Piezoelectric actuators are typically employed in motion control systems that require very high resolution and controllable movements of objects. For example, these devices are often employed in optical measurement systems to perform very precise and controllable rotational movements of stages, mounts, and other components. NEW FOCUS™, which is part of Newport Corporation, manufactures and markets a piezoelectric actuator called PICOMOTER™, often used in various optical applications. Hereinafter piezoelectric actuators will be referred to as PICOMOTER™. In use, PICOMOTERS™ may achieve rotational movements as small as or smaller than 0.6 milliradian (mrad). Another benefit of PICOMOTERS™ is that they are able to retain their last position when they are powered off and subsequently turned on again.
Generally, PICOMOTERS™ and similar piezoelectric actuators are driven with relatively high voltage sources. For example, some piezoelectric actuators are driven with a drive voltage having peak value of around 120 Volts. The drive voltage actuates a piezoelectric material and causes the material to expand in a linear direction. A rotor or wheel is frictionally coupled to the piezoelectric material. For example, a PICOMOTER™ uses the principle of dynamic and static friction in order to rotate the rotor or wheel in a specified direction. The drive voltage waveform, which usually takes the form of a defined pulse, is typically configured to rotate the rotor or wheel in the desired clockwise or counter-clockwise direction.
For example, if the drive voltage waveform has a relatively slow rising edge and a relatively fast falling edge, the rotor or wheel will rotate during the rising edge due to significant friction, and not substantially rotate during the falling edge due to slippage. Conversely, if the drive voltage waveform has a relatively fast rising edge and a relatively slow falling edge, the rotor or wheel will substantially not rotate during the rising edge due to slippage, and rotate during the falling edge.
Often, in such motion control systems, it would be desirable to determine whether a PICOMOTER™ is connected to a drive voltage source or power driver. For many reasons, a PICOMOTER™ may become disconnected from the power driver, such as by faulty wiring or disconnection of connectors. Because of the relatively high voltages involved in driving these types of piezoelectric actuators, faulty wiring and disconnected connectors may possess an inherent danger to users. Thus, it would be desirable for such motion control systems to alert a user and/or perform some other safety operation when a PICOMOTER™ is not connected to the power driver.

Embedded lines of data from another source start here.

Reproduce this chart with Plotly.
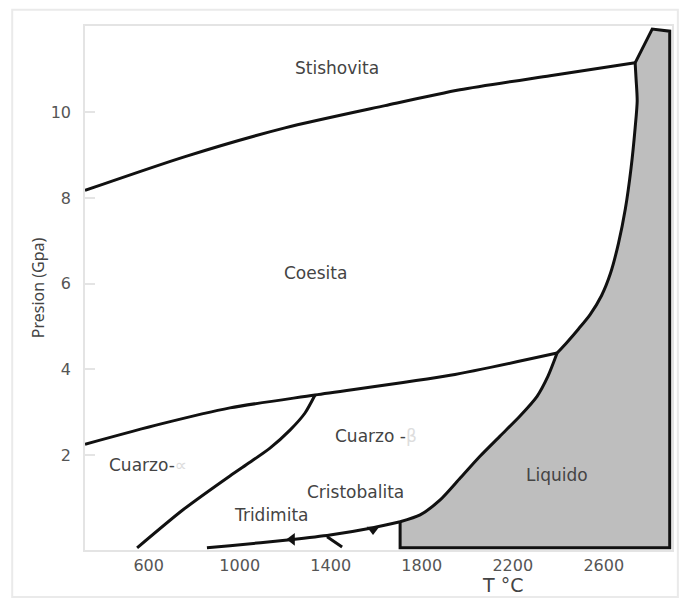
import plotly.graph_objects as go

# Phase boundaries (T in °C, P in GPa)
T_stish = [320, 760, 1199, 1639, 1968, 2364, 2738]
P_stish = [8.18, 8.97, 9.64, 10.16, 10.53, 10.86, 11.16]

T_coes = [320, 650, 957, 1331, 1925, 2395]
P_coes = [2.25, 2.72, 3.10, 3.40, 3.86, 4.38]

T_qtz = [549, 751, 957, 1045, 1133, 1221, 1287, 1331]
P_qtz = [-0.17, 0.72, 1.51, 1.83, 2.16, 2.58, 2.98, 3.40]

T_trid = [856, 957, 1221, 1397, 1586, 1705]
P_trid = [-0.17, -0.12, 0.02, 0.13, 0.30, 0.44]

# liquidus curve, below the triple point
T_liq_low = [1705, 1793, 1881, 1969, 2056, 2144, 2232, 2307, 2355, 2395]
P_liq_low = [0.44, 0.60, 0.95, 1.46, 1.97, 2.44, 2.91, 3.37, 3.84, 4.38]

# liquidus curve, above the triple point
T_liq_high = [2395, 2440, 2490, 2540, 2590, 2630, 2665, 2695, 2720, 2738, 2747, 2742, 2738]
P_liq_high = [4.38, 4.64, 4.95, 5.28, 5.72, 6.25, 6.95, 7.75, 8.70, 9.64, 10.27, 10.79, 11.16]

# remaining outline of the liquid field
T_liq_edge = [2738, 2813, 2890, 2890, 1705, 1705]
P_liq_edge = [11.16, 11.95, 11.90, -0.17, -0.17, 0.44]

T_arrows = [1230, 1586]
P_arrows = [0.03, 0.26]
arrow_symbols = ["triangle-left", "triangle-down"]

T_tick = [1384, 1450]
P_tick = [0.09, -0.15]

x_ticks = [600, 1000, 1400, 1800, 2200, 2600]
y_ticks = [2, 4, 6, 8, 10]

labels = ["Stishovita", "Coesita", "Cuarzo -<span style='color:#dddddd'>β</span>",
          "Cuarzo-<span style='color:#dddddd'>∝</span>", "Tridimita", "Cristobalita", "Liquido"]
label_T = [1428, 1331, 1600, 417, 1309, 1287, 2395]
label_P = [11.04, 6.26, 2.44, 1.76, 0.60, 1.14, 1.53]
label_anchor = ["center", "center", "center", "left", "right", "left", "center"]

LINE = dict(color="#111111", width=3)
SPLINE = dict(LINE, shape="spline", smoothing=0.7)
FONT = "DejaVu Sans"

fig = go.Figure()
fig.add_trace(go.Scatter(x=T_liq_low + T_liq_high[1:] + T_liq_edge[1:],
                         y=P_liq_low + P_liq_high[1:] + P_liq_edge[1:], mode="none",
                         fill="toself", fillcolor="#bebebe", hoverinfo="skip"))
fig.add_trace(go.Scatter(x=T_liq_low, y=P_liq_low, mode="lines", line=SPLINE))
fig.add_trace(go.Scatter(x=T_liq_high, y=P_liq_high, mode="lines", line=SPLINE))
fig.add_trace(go.Scatter(x=T_liq_edge, y=P_liq_edge, mode="lines", line=LINE))
for tx, py in [(T_stish, P_stish), (T_coes, P_coes), (T_qtz, P_qtz), (T_trid, P_trid), (T_tick, P_tick)]:
    fig.add_trace(go.Scatter(x=tx, y=py, mode="lines", line=SPLINE))
fig.add_trace(go.Scatter(x=T_arrows, y=P_arrows, mode="markers",
                         marker=dict(symbol=arrow_symbols, size=11, color="#111111")))

for txt, tx, py, anc in zip(labels, label_T, label_P, label_anchor):
    fig.add_annotation(x=tx, y=py, text=txt, showarrow=False, xanchor=anc,
                       font=dict(family=FONT, size=17, color="#444444"))

fig.add_annotation(xref="paper", yref="paper", x=0.712, y=-0.0668, text="T °C", showarrow=False,
                   xanchor="center", yanchor="middle",
                   font=dict(family=FONT, size=19, color="#444444"))

AXC = "#e4e4e4"
fig.update_xaxes(range=[320, 2900], tickvals=x_ticks, showgrid=False, zeroline=False,
                 showline=True, linecolor=AXC, linewidth=1.5, mirror=True, ticks="",
                 tickfont=dict(family=FONT, size=16, color="#555555"))
fig.update_yaxes(range=[-0.22, 12.02], tickvals=y_ticks, showgrid=False, zeroline=False,
                 showline=True, linecolor=AXC, linewidth=1.5, mirror=True,
                 ticks="inside", ticklen=10, tickcolor=AXC, tickwidth=1.5,
                 ticklabelstandoff=9,
                 tickfont=dict(family=FONT, size=16, color="#555555"),
                 title=dict(text="Presion (Gpa)", font=dict(family="Noto Sans", size=16, color="#444444"), standoff=2))

fig.add_shape(type="rect", xref="paper", yref="paper", x0=-0.124, x1=1.010, y0=-0.0897, y1=1.031,
              line=dict(color="#eaeaea", width=2), layer="below")

fig.update_layout(width=689, height=600, margin=dict(l=85, r=17, t=26, b=50, autoexpand=False),
                  plot_bgcolor="white", paper_bgcolor="white", showlegend=False)

fig.write_html("out.html")
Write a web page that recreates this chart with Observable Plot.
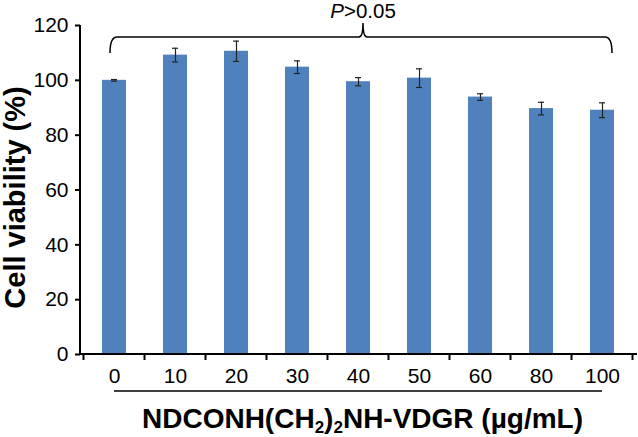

Additionally, in such motion control systems, it would desirable to determine the type of PICOMOTER™ connected to the power driver. Certain types of PICOMOTERS™ have certain limitations, and should be operated in a particular manner. For example, a first type or standard PICOMOTER™ may be driven with a pulse rate that is much higher than the maximum pulse rate for a second type or tiny PICOMOTER™. If the pulse rate applied to the second type or tiny PICOMOTER™ significantly exceeds its maximum pulse rate, irreversible damage to the PICOMOTER™ may occur.
Thus, there is a need to detect the presence and type of capacitive loads, such as piezoelectric actuators and PICOMOTERS™, which may be coupled to a power driver.